Differentiation

Compute gradients and Jacobians through sparse solves

klujax supports automatic differentiation through all its operations. This means you can compute gradients of losses that involve sparse linear solves — essential for optimization, inverse problems, and machine learning.

Gradient of a Scalar Loss¶

import jax
import klujax
import jax.numpy as jnp

Ai = jnp.array([0, 0, 1, 1, 2, 2], dtype=jnp.int32)
Aj = jnp.array([0, 1, 0, 1, 1, 2], dtype=jnp.int32)
Ax = jnp.array([4.0, -1.0, -1.0, 4.0, -1.0, 4.0])
b = jnp.array([1.0, 0.0, 0.0])

def loss(Ax, b):
    x = klujax.solve(Ai, Aj, Ax, b)
    return jnp.sum(x ** 2)

# Gradient w.r.t. both Ax and b
grad_Ax, grad_b = jax.grad(loss, argnums=(0, 1))(Ax, b)

flowchart LR Ax["Ax"] --> solve["solve"] --> x["x"] --> loss["sum#40;x²#41;"] b["b"] --> solve loss -->|"grad"| dAx["∂loss/∂Ax"] loss -->|"grad"| db["∂loss/∂b"] style solve fill:#6366f1,color:#fff,stroke:none style loss fill:#f59e0b,color:#fff,stroke:none

How Gradients Work¶

Forward Mode (JVP)¶

For x = A⁻¹b, the forward-mode derivative (Jacobian-vector product) is:

dx = A⁻¹(db - dA · x)

In words: perturb b by db and A by dA, then solve one more linear system to get the change in x.

Reverse Mode (VJP / Backpropagation)¶

For reverse mode, klujax computes:

Gradient w.r.t. b: solve A^T · g = cotangent (transpose solve)
Gradient w.r.t. Ax: compute from the cotangent and the solution x

Forward Jacobian (jacfwd)¶

Compute the full Jacobian of the solution with respect to matrix values:

# Jacobian of x w.r.t. Ax
# Shape: (n_col, n_nz) — how each x[i] changes with each Ax[j]
J_Ax = jax.jacfwd(lambda ax: klujax.solve(Ai, Aj, ax, b))(Ax)

# Jacobian of x w.r.t. b
# Shape: (n_col, n_col) — how each x[i] changes with each b[j]
J_b = jax.jacfwd(lambda bb: klujax.solve(Ai, Aj, Ax, bb))(b)

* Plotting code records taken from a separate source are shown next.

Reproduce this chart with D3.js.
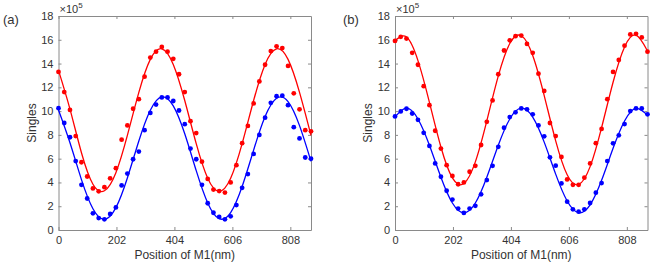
<!DOCTYPE html>
<html>
<head>
<meta charset="utf-8">
<style>
body { margin: 0; background: #fff; }
svg text { font-family: "Liberation Sans", Arial, sans-serif; fill: #333; }
g.axis path, g.axis line { stroke: #8a8a8a; }
</style>
</head>
<body>
<div class="chart"></div>
<script src="https://d3js.org/d3.v7.min.js"></script>
<script>
  // measured positions (nm)
  const positions = [0, 20, 40, 60, 80, 100, 120, 140, 160, 180, 200, 220, 240, 260, 280, 300, 320, 340, 360, 380, 400,
                     420, 440, 460, 480, 500, 520, 540, 560, 580, 600, 620, 640, 660, 680, 700, 720, 740, 760, 780, 800,
                     820, 840, 860, 880];

  // singles, x10^5
  const redA  = [13.3, 11.6, 10.1, 7.9, 5.7, 4.5, 3.5, 3.25, 3.6, 4.35, 5.2, 7.6, 8.8, 10.2, 11.0, 12.9, 14.5, 15.0, 15.4, 15.0, 14.4,
                 13.1, 11.6, 9.15, 8.15, 5.75, 4.3, 3.4, 3.27, 3.15, 4.0, 5.45, 7.3, 8.75, 10.65, 12.5, 13.9, 15.05, 15.45, 15.3, 13.8,
                 11.5, 10.15, 8.4, 8.3];
  const blueA = [10.25, 9.0, 7.8, 5.8, 3.8, 2.65, 1.4, 1.0, 0.9, 1.35, 1.9, 3.75, 4.75, 5.95, 6.6, 8.4, 9.85, 10.55, 11.15, 11.15, 10.85,
                 10.05, 8.9, 6.85, 5.95, 3.8, 2.25, 1.45, 1.1, 0.9, 1.15, 2.1, 3.55, 4.7, 6.4, 8.0, 9.45, 10.7, 11.25, 11.3, 10.5,
                 8.65, 7.7, 6.1, 6.0];
  const redB  = [15.9, 16.25, 16.1, 14.9, 13.9, 12.1, 10.5, 8.35, 6.85, 5.45, 4.55, 3.85, 4.0, 4.9, 5.4, 7.15, 9.1, 10.9, 13.1, 15.1, 15.95,
                 16.3, 16.35, 15.65, 14.9, 13.15, 11.7, 9.0, 7.9, 6.15, 4.25, 3.8, 3.8, 4.4, 5.6, 7.3, 8.5, 11.0, 13.3, 14.3, 15.5,
                 16.45, 16.5, 16.2, 15.0];
  const blueB = [9.55, 9.97, 10.2, 9.8, 9.27, 8.17, 7.07, 5.6, 4.48, 3.3, 2.56, 1.8, 1.44, 1.8, 2.03, 3.0, 4.2, 5.4, 7.0, 8.6, 9.5,
                 9.9, 10.23, 10.15, 9.73, 8.8, 7.88, 6.11, 5.41, 3.92, 2.38, 1.74, 1.54, 1.74, 2.27, 3.14, 3.95, 5.8, 7.29, 7.96, 8.91,
                 10.0, 10.23, 10.23, 9.73];

  // fitted curves
  const fitPositions = [0, 40, 80, 120, 160, 200, 240, 280, 320, 360, 400, 440, 480, 520, 560, 600, 640, 680, 720, 760, 800, 840, 880];
  const fitRedA  = [13.43, 10.17, 6.5, 3.85, 3.3, 4.82, 7.96, 11.58, 14.35, 15.24, 13.93, 10.89, 7.26, 4.35, 3.25, 4.35, 7.26, 10.89, 13.93, 15.24, 14.35, 11.58, 7.96];
  const fitBlueA = [10.1, 7.34, 4.24, 1.79, 0.9, 1.88, 4.38, 7.49, 10.07, 11.19, 10.44, 8.09, 4.99, 2.28, 0.95, 1.47, 3.66, 6.72, 9.54, 11.08, 10.8, 8.78, 5.77];
  const fitRedB  = [15.93, 16.23, 14.25, 10.74, 6.98, 4.38, 3.91, 5.73, 9.18, 12.96, 15.69, 16.34, 14.68, 11.31, 7.5, 4.65, 3.83, 5.33, 8.61, 12.43, 15.4, 16.39, 15.06];
  const fitBlueB = [9.5, 10.25, 9.34, 7.13, 4.44, 2.27, 1.45, 2.27, 4.44, 7.13, 9.34, 10.25, 9.5, 7.39, 4.7, 2.44, 1.46, 2.12, 4.18, 6.87, 9.17, 10.23, 9.65];

  const xTicks = [0, 202, 404, 606, 808];
  const yTicks = [0, 2, 4, 6, 8, 10, 12, 14, 16, 18];

  const svg = d3.select('.chart')
                .append('svg')
                .attr('width', 654)
                .attr('height', 264);

  function drawPanel(opt){
    const top = 16, bottom = 230;
    const x = d3.scaleLinear().domain([0, 880]).range([opt.left, opt.right]);
    const y = d3.scaleLinear().domain([0, 18]).range([bottom, top]);

    const g = svg.append('g');

    // box with inward ticks
    g.append('g').attr('class', 'axis')
      .attr('transform', `translate(0, ${bottom})`)
      .call(d3.axisBottom(x).tickValues(xTicks).tickSizeInner(-3).tickSizeOuter(0).tickPadding(6));
    g.append('g').attr('class', 'axis')
      .attr('transform', `translate(0, ${top})`)
      .call(d3.axisTop(x).tickValues(xTicks).tickSizeInner(-3).tickSizeOuter(0).tickFormat(''));
    g.append('g').attr('class', 'axis')
      .attr('transform', `translate(${opt.left}, 0)`)
      .call(d3.axisLeft(y).tickValues(yTicks).tickSizeInner(-3).tickSizeOuter(0).tickPadding(5));
    g.append('g').attr('class', 'axis')
      .attr('transform', `translate(${opt.right}, 0)`)
      .call(d3.axisRight(y).tickValues(yTicks).tickSizeInner(-3).tickSizeOuter(0).tickFormat(''));

    g.selectAll('.axis text')
      .style('font-size', '11px')
      .style('fill', '#333')
      .attr('font-family', null);

    const line = d3.line()
                   .x((d, i) => x(fitPositions[i]))
                   .y(d => y(d))
                   .curve(d3.curveNatural);

    opt.series.forEach(s => {
      g.append('path')
        .attr('d', line(s.fit))
        .attr('fill', 'none')
        .attr('stroke', s.color)
        .attr('stroke-width', 1.3);

      g.append('g')
        .selectAll('circle')
        .data(s.values)
        .join('circle')
        .attr('cx', (d, i) => x(positions[i]))
        .attr('cy', d => y(d))
        .attr('r', 2.4)
        .attr('fill', s.color);
    });

    // labels
    g.append('text')
      .attr('x', (opt.left + opt.right) / 2)
      .attr('y', 259)
      .attr('text-anchor', 'middle')
      .style('font-size', '12px')
      .text('Position of M1(nm)');

    g.append('text')
      .attr('transform', `translate(${opt.left - 23}, ${(top + bottom) / 2}) rotate(-90)`)
      .attr('text-anchor', 'middle')
      .style('font-size', '12px')
      .text('Singles');

    const ex = g.append('text')
      .attr('x', opt.left + 1)
      .attr('y', 13)
      .style('font-size', '11px')
      .text('×10');
    ex.append('tspan')
      .attr('dy', -5)
      .style('font-size', '8px')
      .text('5');

    g.append('text')
      .attr('x', opt.tag)
      .attr('y', 24)
      .style('font-size', '13px')
      .text(opt.name);
  }

  drawPanel({ left: 58.5, right: 311, tag: 3, name: '(a)',
              series: [{ values: redA, fit: fitRedA, color: '#ff0000' },
                       { values: blueA, fit: fitBlueA, color: '#0000ff' }] });

  drawPanel({ left: 395, right: 647.5, tag: 343, name: '(b)',
              series: [{ values: redB, fit: fitRedB, color: '#ff0000' },
                       { values: blueB, fit: fitBlueB, color: '#0000ff' }] });
</script>
</body>
</html>
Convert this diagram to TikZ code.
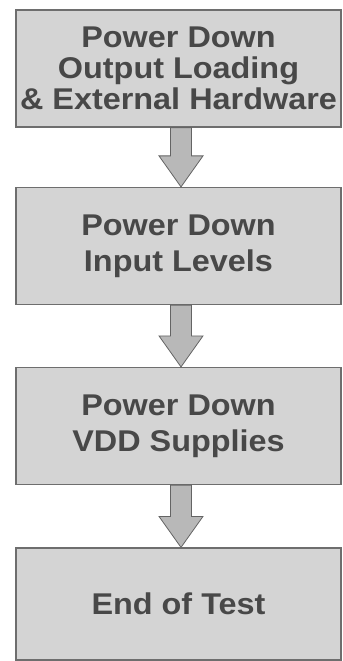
\documentclass[tikz,border=0pt]{standalone}
\usepackage{fontspec}
\setmainfont{Liberation Sans}[FakeStretch=1.08]
\usetikzlibrary{calc}
\definecolor{boxfill}{RGB}{212,212,212}
\definecolor{boxline}{RGB}{110,110,110}
\definecolor{boxtext}{RGB}{72,72,72}
\definecolor{arrfill}{RGB}{184,184,184}
\definecolor{arrline}{RGB}{100,100,100}
\begin{document}
\begin{tikzpicture}[x=1bp,y=-1bp,
    stepbox/.style={draw=boxline,fill=boxfill,line width=1.2bp,minimum width=325bp,
        minimum height=117bp,inner sep=0pt,align=center,text=boxtext,
        font=\fontsize{30bp}{31bp}\selectfont\bfseries},
    flow/.style={draw=arrline,fill=arrfill,line width=0.8bp,line join=miter}
]
\useasboundingbox (0,0) rectangle (342,661);
\node[stepbox] (out) at (178.5,68.5) {Power Down\\Output Loading\\\& External Hardware};
\node[stepbox] (inp) at (178.5,246)  {Power Down\\[5bp]Input Levels};
\node[stepbox] (vdd) at (178.5,426)  {Power Down\\[5bp]VDD Supplies};
\node[stepbox,minimum height=112bp] (eot) at (178.5,604) {End of Test};

\foreach \a/\b in {out/inp,inp/vdd,vdd/eot}
  \draw[flow] ($(\a.south)+(-8,0)$) -- ($(\b.north)+(-8,-31)$) -- ($(\b.north)+(-19.5,-31)$)
    -- ($(\b.north)+(2.5,0)$) -- ($(\b.north)+(24.5,-31)$) -- ($(\b.north)+(13,-31)$)
    -- ($(\a.south)+(13,0)$) -- cycle;
\end{tikzpicture}
\end{document}
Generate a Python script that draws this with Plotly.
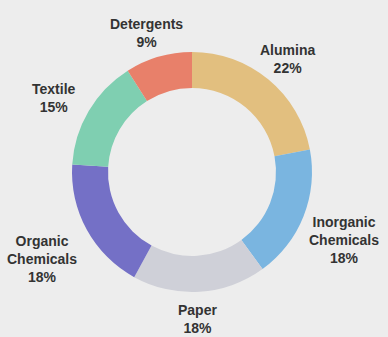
import math
import plotly.graph_objects as go

# Share of consumption by end use
categories = ["Alumina", "Inorganic<br>Chemicals", "Paper", "Organic<br>Chemicals", "Textile", "Detergents"]
shares = [22, 18, 18, 18, 15, 9]
colors = ["#e2bf7f", "#7ab5e0", "#cfd0d8", "#7470c6", "#7fcfb1", "#e8806a"]

W, H = 388, 337
CX, CY, R = 192, 172, 120          # ring centre and outer radius, px
FONT_SIZE = 14
GAP = 2

fig = go.Figure(
    go.Pie(
        labels=categories,
        values=shares,
        hole=0.70,
        sort=False,
        direction="clockwise",
        rotation=0,
        marker=dict(colors=colors, line=dict(width=0)),
        textinfo="none",
        domain=dict(x=[(CX - R) / W, (CX + R) / W], y=[1 - (CY + R) / H, 1 - (CY - R) / H]),
        showlegend=False,
        hoverinfo="skip",
    )
)

# Labels sit outside the ring along each slice's mid-angle, far enough
# out that the text block clears the outer edge
total = sum(shares)
cum = 0
for name, val in zip(categories, shares):
    mid = (cum + val / 2) / total * 2 * math.pi
    cum += val
    s, c = math.sin(mid), math.cos(mid)
    lines = name.split("<br>") + [f"{val}%"]
    hw = 0.30 * FONT_SIZE * max(len(t) for t in lines)
    hh = 0.65 * FONT_SIZE * len(lines)
    dist = R + GAP + abs(s) * hw + abs(c) * hh
    px = CX + dist * s - 3
    py = CY - dist * c + 6
    fig.add_annotation(
        x=px / W, y=1 - py / H, xref="paper", yref="paper",
        text=f"<b>{name}<br>{val}%</b>",
        showarrow=False, xanchor="center", yanchor="middle", align="center",
        font=dict(family="Liberation Sans", size=FONT_SIZE, color="#333333"),
    )

fig.update_layout(
    width=W,
    height=H,
    margin=dict(l=0, r=0, t=0, b=0),
    paper_bgcolor="#ededed",
    plot_bgcolor="#ededed",
)

fig.write_html("out.html")
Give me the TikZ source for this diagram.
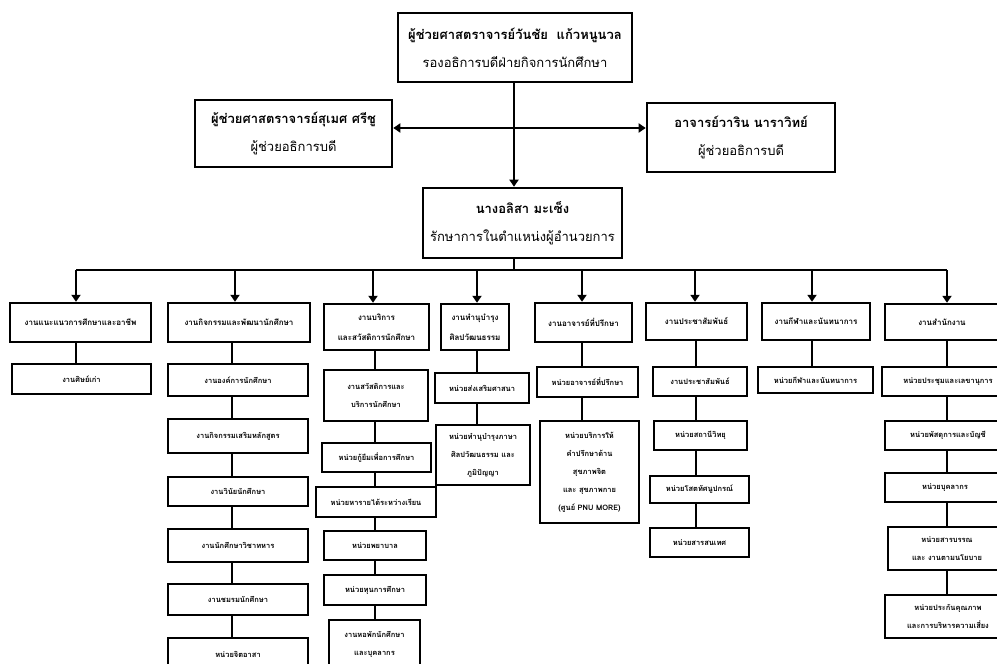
\documentclass[tikz,border=0pt]{standalone}
\usepackage{fontspec}
\newfontfamily\thai[Script=Thai]{Loma}
\usetikzlibrary{arrows.meta}
\begin{document}
\begin{tikzpicture}[x=1pt,y=-1pt,
 bigbox/.style={draw, line width=2.6pt, inner sep=0pt, align=center, font=\thai\fontsize{13}{28}\selectfont},
 deptbox/.style={draw, line width=2.4pt, inner sep=0pt, align=center, font=\thai\bfseries\fontsize{8}{20}\selectfont},
 unitbox/.style={draw, line width=1.3pt, inner sep=0pt, align=center, font=\thai\bfseries\fontsize{7.5}{18}\selectfont},
 link/.style={line width=1.3pt},
 thickline/.style={line width=2.4pt},
 arr/.style={line width=2.4pt, -{Triangle[length=7pt,width=9pt]}},
]
\useasboundingbox (0,0) rectangle (997,664);
\clip (0,0) rectangle (997,664);
\fill[white] (0,0) rectangle (997,664);

% top level
\node[bigbox, minimum width=234pt, minimum height=69pt] (top) at (515,47.5)
  {\textbf{ผู้ช่วยศาสตราจารย์วันชัย\ \ แก้วหนูนวล}\\รองอธิการบดีฝ่ายกิจการนักศึกษา};
\node[bigbox, minimum width=197pt, minimum height=67pt] (left) at (293.5,133.5)
  {\textbf{ผู้ช่วยศาสตราจารย์สุเมศ ศรีชู}\\ผู้ช่วยอธิการบดี};
\node[bigbox, minimum width=188pt, minimum height=69pt] (right) at (741,137.5)
  {\textbf{อาจารย์วาริน นาราวิทย์}\\ผู้ช่วยอธิการบดี};
\node[bigbox, minimum width=199pt, minimum height=70pt] (center) at (522.5,223)
  {\textbf{นางอลิสา มะเซ็ง}\\รักษาการในตำแหน่งผู้อำนวยการ};

\coordinate (j1) at (514,128);
\coordinate (jb) at (514,270);
\draw[arr] (top.south -| jb) -- (center.north -| jb);
\draw[arr] (j1) -- (j1 -| left.east);
\draw[arr] (j1) -- (j1 -| right.west);
\draw[thickline] (center.south -| jb) -- (jb);

% departments
\node[deptbox, minimum width=141pt, minimum height=39pt] (d1) at (80.5,322.5) {งานแนะแนวการศึกษาและอาชีพ};
\node[deptbox, minimum width=142pt, minimum height=39pt] (d2) at (239,322.5) {งานกิจกรรมและพัฒนานักศึกษา};
\node[deptbox, minimum width=105pt, minimum height=46pt] (d3) at (376.5,327) {งานบริการ\\และสวัสดิการนักศึกษา};
\node[deptbox, minimum width=68pt, minimum height=46pt] (d4) at (475,327) {งานทำนุบำรุง\\ศิลปวัฒนธรรม};
\node[deptbox, minimum width=97pt, minimum height=39pt] (d5) at (583.5,322.5) {งานอาจารย์ที่ปรึกษา};
\node[deptbox, minimum width=101pt, minimum height=37pt] (d6) at (696.5,321.5) {งานประชาสัมพันธ์};
\node[deptbox, minimum width=108pt, minimum height=37pt] (d7) at (816,321.5) {งานกีฬาและนันทนาการ};
\node[deptbox, minimum width=114pt, minimum height=36pt] (d8) at (942,322) {งานสำนักงาน};

\coordinate (a1) at (76,270);
\coordinate (a2) at (235,270);
\coordinate (a3) at (373,270);
\coordinate (a4) at (477,270);
\coordinate (a5) at (582,270);
\coordinate (a6) at (695,270);
\coordinate (a7) at (812,270);
\coordinate (a8) at (947,270);
\draw[thickline] (a1) -- (a8);
\foreach \i in {1,...,8} { \draw[arr] (a\i) -- (a\i |- d\i.north); }

% column 1
\node[unitbox, minimum width=139pt, minimum height=30pt] (c1a) at (81.5,379) {งานศิษย์เก่า};
\draw[link] (a1 |- d1.south) -- (a1 |- c1a.north);

% column 2
\coordinate (x2) at (232,0);
\node[unitbox, minimum width=140pt, minimum height=32pt] (c2a) at (238,380) {งานองค์การนักศึกษา};
\node[unitbox, minimum width=140pt, minimum height=34pt] (c2b) at (238,436) {งานกิจกรรมเสริมหลักสูตร};
\node[unitbox, minimum width=140pt, minimum height=29pt] (c2c) at (238,491.5) {งานวินัยนักศึกษา};
\node[unitbox, minimum width=140pt, minimum height=33pt] (c2d) at (238,545.5) {งานนักศึกษาวิชาทหาร};
\node[unitbox, minimum width=140pt, minimum height=31pt] (c2e) at (238,599.5) {งานชมรมนักศึกษา};
\node[unitbox, minimum width=140pt, minimum height=32pt] (c2f) at (238,654) {หน่วยจิตอาสา};
\draw[link] (x2 |- d2.south) -- (x2 |- c2a.north);
\draw[link] (x2 |- c2a.south) -- (x2 |- c2b.north);
\draw[link] (x2 |- c2b.south) -- (x2 |- c2c.north);
\draw[link] (x2 |- c2c.south) -- (x2 |- c2d.north);
\draw[link] (x2 |- c2d.south) -- (x2 |- c2e.north);
\draw[link] (x2 |- c2e.south) -- (x2 |- c2f.north);

% column 3
\coordinate (x3) at (375,0);
\node[unitbox, minimum width=104pt, minimum height=51pt] (c3a) at (376,395.5) {งานสวัสดิการและ\\บริการนักศึกษา};
\node[unitbox, minimum width=109pt, minimum height=29pt] (c3b) at (376.5,457.5) {หน่วยกู้ยืมเพื่อการศึกษา};
\node[unitbox, minimum width=120pt, minimum height=30pt] (c3c) at (376,502) {หน่วยหารายได้ระหว่างเรียน};
\node[unitbox, minimum width=102pt, minimum height=29pt] (c3d) at (375,545.5) {หน่วยพยาบาล};
\node[unitbox, minimum width=102pt, minimum height=30pt] (c3e) at (375,590) {หน่วยทุนการศึกษา};
\node[unitbox, minimum width=91pt, minimum height=48pt] (c3f) at (374.5,644) {งานหอพักนักศึกษา\\และบุคลากร};
\draw[link] (x3 |- d3.south) -- (x3 |- c3a.north);
\draw[link] (x3 |- c3a.south) -- (x3 |- c3b.north);
\draw[link] (x3 |- c3b.south) -- (x3 |- c3c.north);
\draw[link] (x3 |- c3c.south) -- (x3 |- c3d.north);
\draw[link] (x3 |- c3d.south) -- (x3 |- c3e.north);
\draw[link] (x3 |- c3e.south) -- (x3 |- c3f.north);

% column 4
\node[unitbox, minimum width=94pt, minimum height=30pt] (c4a) at (482,388) {หน่วยส่งเสริมศาสนา};
\node[unitbox, minimum width=94pt, minimum height=60pt] (c4b) at (483,455) {หน่วยทำนุบำรุงภาษา\\ศิลปวัฒนธรรม และ\\ภูมิปัญญา};
\draw[link] (a4 |- d4.south) -- (a4 |- c4a.north);
\draw[link] (a4 |- c4a.south) -- (a4 |- c4b.north);

% column 5
\node[unitbox, minimum width=101pt, minimum height=30pt] (c5a) at (587.5,382) {หน่วยอาจารย์ที่ปรึกษา};
\node[unitbox, minimum width=99pt, minimum height=102pt] (c5b) at (589.5,472) {หน่วยบริการให้\\คำปรึกษาด้าน\\สุขภาพจิต\\และ สุขภาพกาย\\(ศูนย์ PNU MORE)};
\draw[link] (a5 |- d5.south) -- (a5 |- c5a.north);
\draw[link] (a5 |- c5a.south) -- (a5 |- c5b.north);

% column 6
\coordinate (x6) at (696,0);
\node[unitbox, minimum width=94pt, minimum height=29pt] (c6a) at (700,381.5) {งานประชาสัมพันธ์};
\node[unitbox, minimum width=93pt, minimum height=29pt] (c6b) at (700.5,435.5) {หน่วยสถานีวิทยุ};
\node[unitbox, minimum width=99pt, minimum height=27pt] (c6c) at (699.5,489.5) {หน่วยโสตทัศนูปกรณ์};
\node[unitbox, minimum width=99pt, minimum height=29pt] (c6d) at (699.5,542.5) {หน่วยสารสนเทศ};
\draw[link] (x6 |- d6.south) -- (x6 |- c6a.north);
\draw[link] (x6 |- c6a.south) -- (x6 |- c6b.north);
\draw[link] (x6 |- c6b.south) -- (x6 |- c6c.north);
\draw[link] (x6 |- c6c.south) -- (x6 |- c6d.north);

% column 7
\node[unitbox, minimum width=115pt, minimum height=26pt] (c7a) at (815.5,380) {หน่วยกีฬาและนันทนาการ};
\draw[link] (a7 |- d7.south) -- (a7 |- c7a.north);

% column 8
\node[unitbox, minimum width=132pt, minimum height=29pt] (c8a) at (948,381.5) {หน่วยประชุมและเลขานุการ};
\node[unitbox, minimum width=126pt, minimum height=29pt] (c8b) at (948,435.5) {หน่วยพัสดุการและบัญชี};
\node[unitbox, minimum width=120pt, minimum height=29pt] (c8c) at (945,487.5) {หน่วยบุคลากร};
\node[unitbox, minimum width=118pt, minimum height=43pt] (c8d) at (947,548.5) {หน่วยสารบรรณ\\และ งานตามนโยบาย};
\node[unitbox, minimum width=126pt, minimum height=43pt] (c8e) at (948,616.5) {หน่วยประกันคุณภาพ\\และการบริหารความเสี่ยง};
\draw[link] (a8 |- d8.south) -- (a8 |- c8a.north);
\draw[link] (a8 |- c8a.south) -- (a8 |- c8b.north);
\draw[link] (a8 |- c8b.south) -- (a8 |- c8c.north);
\draw[link] (a8 |- c8c.south) -- (a8 |- c8d.north);
\draw[link] (a8 |- c8d.south) -- (a8 |- c8e.north);
\end{tikzpicture}
\end{document}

Reverse Jacobian (jacrev)¶

Same Jacobians, computed via reverse mode (more efficient when output is smaller than input):

J_Ax = jax.jacrev(lambda ax: klujax.solve(Ai, Aj, ax, b))(Ax)
J_b = jax.jacrev(lambda bb: klujax.solve(Ai, Aj, Ax, bb))(b)

Differentiating dot¶

klujax.dot is also differentiable:

def dot_loss(Ax, x):
    b = klujax.dot(Ai, Aj, Ax, x)
    return jnp.sum(b ** 2)

grad_Ax, grad_x = jax.grad(dot_loss, argnums=(0, 1))(Ax, x)

For b = Ax, the derivatives are straightforward:

∂b/∂x: the matrix A itself (sparse multiply with cotangent)
∂b/∂Ax: involves the input vector x at the nonzero positions

What You Can Differentiate¶

Function	w.r.t. Ax	w.r.t. b/x	w.r.t. Ai, Aj
`solve`	Yes	Yes	No (integers)
`dot`	Yes	Yes	No (integers)
`solve_with_symbol`	Yes	Yes	No
`refactor`	Yes	—	No

Practical Example: Inverse Problem¶

Find matrix values that produce a desired solution:

import jax
import klujax
import jax.numpy as jnp
from jax import value_and_grad

Ai = jnp.array([0, 1, 2], dtype=jnp.int32)
Aj = jnp.array([0, 1, 2], dtype=jnp.int32)
b = jnp.array([1.0, 1.0, 1.0])
x_target = jnp.array([0.5, 0.25, 0.125])

def objective(Ax):
    x = klujax.solve(Ai, Aj, Ax, b)
    return jnp.sum((x - x_target) ** 2)

# Gradient descent
Ax = jnp.array([1.0, 1.0, 1.0])
lr = 0.1

for step in range(100):
    val, grad = value_and_grad(objective)(Ax)
    Ax = Ax - lr * grad

print(f"Final Ax: {Ax}")
# Ax converges to [2, 4, 8] (since 1/2, 1/4, 1/8 = b/Ax)

No gradients through indices

You cannot differentiate with respect to Ai or Aj. These are integer arrays that define the sparsity pattern — they're not continuous and not differentiable.